115 of 125 beds are currently occupied, says city spokesperson Manon Hoiting. The emergency location, run by the city, will shut down on Thursday, December 23. Emergency housing has stayed open for much longer than in previous years, by two months.
It’s not exactly clear how many students are still looking for a permanent place to live. SSH, the housing corporation renting out the rooms until December 23, did distribute a survey among the residents in early December, but not everyone has responded.
‘We sent out 126 surveys and received seventy-eight responses’, says SSH spokesperson Madelon van Gameren. ‘Of those, fifty students said they hadn’t found a new room yet.’
Stop
Hoiting says that SSH will stop renting out rooms in the Martinihouse after Christmas: ‘DJB Vastgoed is taking over. The students living there now will be offered the opportunity to rent a room.
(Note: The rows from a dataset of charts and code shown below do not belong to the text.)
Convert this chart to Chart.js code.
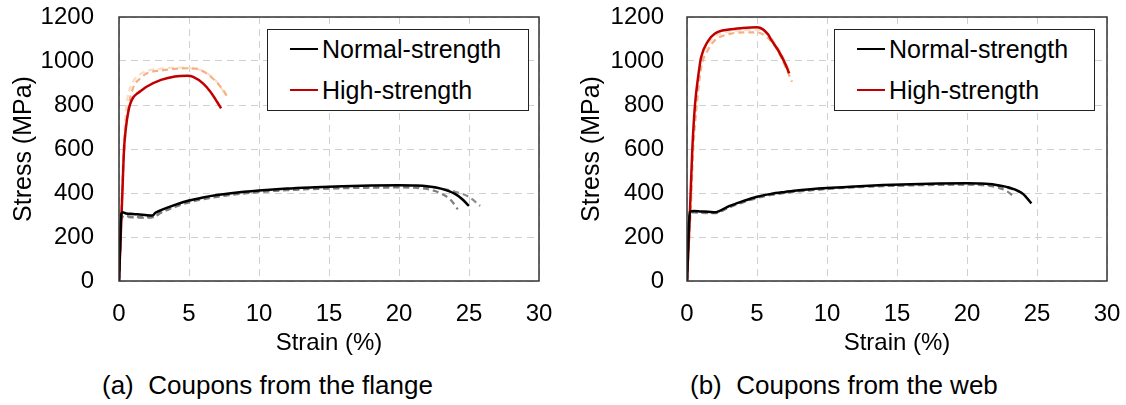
<!DOCTYPE html>
<html>
<head>
<meta charset="utf-8">
<script src="https://cdn.jsdelivr.net/npm/chart.js@4.4.0/dist/chart.umd.min.js"></script>
<style>
  body { margin: 0; background: #fff; font-family: "Liberation Sans", Arial, sans-serif; }
  #wrap { position: relative; width: 1126px; height: 405px; overflow: hidden; }
  canvas { position: absolute; top: 0; }
  .legend { position: absolute; border: 1.5px solid #222; background: #fff; box-sizing: border-box; }
  .row { position: absolute; left: 0; font-size: 25px; line-height: 28px; color: #000; white-space: nowrap; }
  .row span.ln { display: inline-block; width: 28px; height: 2px; vertical-align: middle; margin: 0 4px 4px 22px; }
  .caption { position: absolute; top: 370px; font-size: 26px; color: #000; white-space: pre; }
</style>
</head>
<body>
<div id="wrap">
  <canvas id="flangeChart" width="563" height="370" style="left:0"></canvas>
  <canvas id="webChart" width="563" height="370" style="left:563px"></canvas>

  <div class="legend" style="left:267px; top:29px; width:262px; height:82px;">
    <div class="row" style="top:5px"><span class="ln" style="background:#000"></span>Normal-strength</div>
    <div class="row" style="top:46px"><span class="ln" style="background:#c00000"></span>High-strength</div>
  </div>
  <div class="legend" style="left:834px; top:29px; width:261px; height:82px;">
    <div class="row" style="top:5px"><span class="ln" style="background:#000"></span>Normal-strength</div>
    <div class="row" style="top:46px"><span class="ln" style="background:#c00000"></span>High-strength</div>
  </div>

  <div class="caption" style="left:102px">(a)  Coupons from the flange</div>
  <div class="caption" style="left:690px">(b)  Coupons from the web</div>
</div>

<script>
// Ejes
const xTicks = [0, 5, 10, 15, 20, 25, 30];
const yTicks = [0, 200, 400, 600, 800, 1000, 1200];

// (a) Ala - acero normal (curva principal y dos repeticiones)
const flangeNormalStrain = [0, 0.08, 0.15, 0.25, 0.5, 1, 1.5, 2, 2.4, 2.6, 3, 4, 5, 6, 7, 8, 10, 12, 14, 16, 18, 20, 21, 22, 23, 24, 24.5, 25];
const flangeNormalStress = [0, 160, 300, 312, 307, 305, 302, 299, 298, 310, 322, 346, 366, 380, 391, 399, 411, 420, 426, 431, 434, 435, 434, 431, 420, 396, 373, 341];
const flangeNormalStrainA = [0, 0.08, 0.15, 0.3, 1, 2, 2.5, 3, 4, 5, 6, 8, 10, 12, 15, 18, 20, 21, 22, 23, 23.7, 24.2];
const flangeNormalStressA = [0, 150, 285, 296, 292, 290, 292, 310, 337, 357, 371, 391, 404, 413, 420, 424, 425, 424, 418, 398, 368, 326];
const flangeNormalStrainB = [0, 0.08, 0.15, 0.3, 1, 2, 2.5, 3, 4, 5, 6, 8, 10, 12, 15, 18, 20, 22, 23, 24, 25, 25.8];
const flangeNormalStressB = [0, 145, 280, 292, 289, 287, 291, 312, 340, 360, 374, 393, 406, 415, 422, 426, 428, 427, 420, 406, 382, 341];

// (a) Ala - acero de alta resistencia
const flangeHighStrain = [0, 0.12, 0.24, 0.36, 0.5, 0.65, 0.8, 1, 1.3, 1.6, 2, 3, 4, 4.9, 5.3, 6, 6.5, 7, 7.29];
const flangeHighStress = [0, 200, 400, 600, 700, 765, 805, 833, 852, 866, 884, 914, 930, 933, 928, 898, 862, 815, 785];
const flangeHighStrainA = [0, 0.15, 0.3, 0.5, 0.7, 1, 1.5, 2, 3, 4, 5, 5.5, 6, 6.5, 7, 7.5, 7.8];
const flangeHighStressA = [0, 260, 500, 700, 800, 877, 920, 944, 957, 964, 967, 965, 953, 932, 902, 862, 828];
const flangeHighStrainB = [0, 0.15, 0.3, 0.5, 0.7, 1, 1.5, 2, 3, 4, 5, 6, 6.5, 7, 7.5];
const flangeHighStressB = [0, 300, 580, 780, 860, 906, 940, 955, 965, 970, 968, 955, 935, 905, 858];

// (b) Alma - acero normal
const webNormalStrain = [0, 0.1, 0.2, 0.5, 1, 1.5, 2, 2.3, 3, 4, 5, 6, 7, 8, 10, 12, 14, 16, 18, 20, 21, 22, 23, 24, 24.6];
const webNormalStress = [0, 200, 315, 318, 316, 315, 312, 318, 340, 363, 383, 396, 405, 413, 423, 430, 436, 440, 443, 444, 443, 438, 425, 396, 353];
const webNormalStrainA = [0, 0.1, 0.2, 0.5, 1, 2, 2.3, 3, 4, 5, 6, 8, 10, 12, 15, 18, 20, 21, 22, 22.8, 23.3];
const webNormalStressA = [0, 190, 308, 312, 310, 308, 313, 334, 357, 377, 391, 407, 418, 426, 433, 437, 438, 436, 428, 410, 386];
const webNormalStrainB = [0, 0.1, 0.2, 0.5, 1, 2, 2.3, 3, 4, 5, 6, 8, 10, 12, 15, 18, 20, 22, 23, 24, 24.5];
const webNormalStressB = [0, 195, 310, 314, 312, 309, 314, 336, 360, 380, 393, 409, 420, 428, 435, 439, 440, 434, 422, 395, 360];

// (b) Alma - acero de alta resistencia
const webHighStrain = [0, 0.2, 0.38, 0.57, 0.8, 1, 1.5, 2, 3, 4, 5, 5.4, 5.8, 6, 6.5, 7, 7.3];
const webHighStress = [0, 300, 600, 800, 930, 1015, 1090, 1125, 1143, 1150, 1153, 1145, 1120, 1098, 1050, 990, 944];
const webHighStrainA = [0, 0.25, 0.45, 0.7, 1, 1.5, 2, 3, 4, 5, 5.5, 6, 6.5, 7, 7.5];
const webHighStressA = [0, 300, 600, 800, 965, 1050, 1095, 1122, 1130, 1130, 1118, 1090, 1045, 978, 905];
const webHighStrainB = [0, 0.22, 0.42, 0.62, 0.85, 1, 1.5, 2, 3, 4, 5, 5.5, 6, 6.5, 7, 7.4];
const webHighStressB = [0, 300, 600, 800, 930, 995, 1075, 1112, 1133, 1140, 1143, 1133, 1105, 1060, 1000, 945];

const FONT = '"Liberation Sans", Arial, sans-serif';

function toPoints(xs, ys) {
    return xs.map((x, i) => ({ x: x, y: ys[i] }));
}

function solid(xs, ys, color) {
    return {
        data: toPoints(xs, ys),
        borderColor: color,
        borderWidth: 2.5,
        pointRadius: 0,
        cubicInterpolationMode: 'monotone',
        fill: false
    };
}

function dashed(xs, ys, color) {
    return {
        data: toPoints(xs, ys),
        borderColor: color,
        borderWidth: 2.2,
        borderDash: [6, 4],
        pointRadius: 0,
        cubicInterpolationMode: 'monotone',
        fill: false
    };
}

// Marco completo alrededor del área de trazado
const frame = {
    id: 'frame',
    afterDraw(chart) {
        const a = chart.chartArea;
        const ctx = chart.ctx;
        ctx.save();
        ctx.strokeStyle = '#333';
        ctx.lineWidth = 1.5;
        ctx.strokeRect(a.left, a.top, a.right - a.left, a.bottom - a.top);
        ctx.restore();
    }
};

function buildChart(id, datasets, pad) {
    const ctx = document.getElementById(id).getContext('2d');
    return new Chart(ctx, {
        type: 'line',
        data: { datasets: datasets },
        options: {
            responsive: false,
            animation: false,
            events: [],
            layout: { padding: { left: pad.left, right: pad.right, top: 17, bottom: 0 } },
            plugins: { legend: { display: false }, tooltip: { enabled: false } },
            scales: {
                x: {
                    type: 'linear',
                    min: 0,
                    max: 30,
                    afterBuildTicks: s => { s.ticks = xTicks.map(v => ({ value: v })); },
                    afterFit: s => { s.height = 89; s.paddingLeft = 0; s.paddingRight = 0; },
                    grid: { color: '#d0d0d0', lineWidth: 1, drawTicks: false },
                    border: { display: false, dash: [7, 5] },
                    ticks: { color: '#000', padding: 19, font: { family: FONT, size: 24 }, maxRotation: 0 },
                    title: { display: true, text: 'Strain (%)', color: '#000', font: { family: FONT, size: 24 }, padding: { top: 0, bottom: 12 } }
                },
                y: {
                    min: 0,
                    max: 1200,
                    afterBuildTicks: s => { s.ticks = yTicks.map(v => ({ value: v })); },
                    afterFit: s => { s.width = pad.axis; s.paddingTop = 0; s.paddingBottom = 0; },
                    grid: { color: '#d0d0d0', lineWidth: 1, drawTicks: false },
                    border: { display: false, dash: [7, 5] },
                    ticks: { color: '#000', padding: pad.tick, font: { family: FONT, size: 24 }, callback: v => String(v) },
                    title: { display: true, text: 'Stress (MPa)', color: '#000', font: { family: FONT, size: 25 }, padding: { top: 4, bottom: 4 } }
                }
            }
        },
        plugins: [frame]
    });
}

buildChart('flangeChart', [
    solid(flangeNormalStrain, flangeNormalStress, '#000000'),
    solid(flangeHighStrain, flangeHighStress, '#c00000'),
    dashed(flangeNormalStrainA, flangeNormalStressA, '#7f7f7f'),
    dashed(flangeNormalStrainB, flangeNormalStressB, '#8c8c8c'),
    dashed(flangeHighStrainA, flangeHighStressA, '#f4b183'),
    dashed(flangeHighStrainB, flangeHighStressB, '#fbdcc6')
], { left: 5, right: 24, axis: 114, tick: 25 });

buildChart('webChart', [
    solid(webNormalStrain, webNormalStress, '#000000'),
    solid(webHighStrain, webHighStress, '#c00000'),
    dashed(webNormalStrainA, webNormalStressA, '#7f7f7f'),
    dashed(webNormalStrainB, webNormalStressB, '#595959'),
    dashed(webHighStrainA, webHighStressA, '#f4b183'),
    dashed(webHighStrainB, webHighStressB, '#fbdcc6')
], { left: 10, right: 19, axis: 114, tick: 23 });
</script>
</body>
</html>
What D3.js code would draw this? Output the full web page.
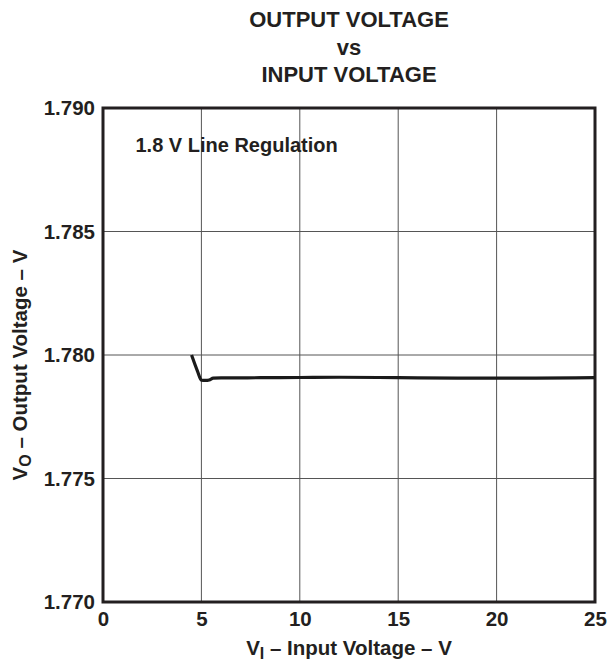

The new company will offer a new contract to all the residents who want to stay.’
It’s unclear what form the contract will take – whether it’ll be the controversial short-stay contract or a permanent one – and how much the new owner will charge for the rooms. UKrant contacted DJB Vastgoed for more information, but to no avail: the new owner said they were too busy getting ready to take over the building to talk about it.
Couchsurfing
According to Marinus Jongman, spokesperson for Shelter Our Students (SOS), it looks like there aren’t any students in immediate need of housing. ‘SOS abandoned its efforts a while ago; the height of the emergency was over’, he says. ‘We no longer received messages from people unable to find a place to live. Some people contacted us to say they were having trouble, but nothing that indicated that we should help people in immediate need.’
SOS was set up by several student associations and mounted a couchsurfing campaign in August to help homeless students. They received hundreds of requests from mainly international students who had trouble finding a room. They matched up approximately 250 of these students with hosts temporarily offering a guest room or a couch.
After the Academy building was occupied, SOS received more support from the city, which helped them reach all the students who’d signed up by phone to create an overview of everyone who still needed help and who had already found a room.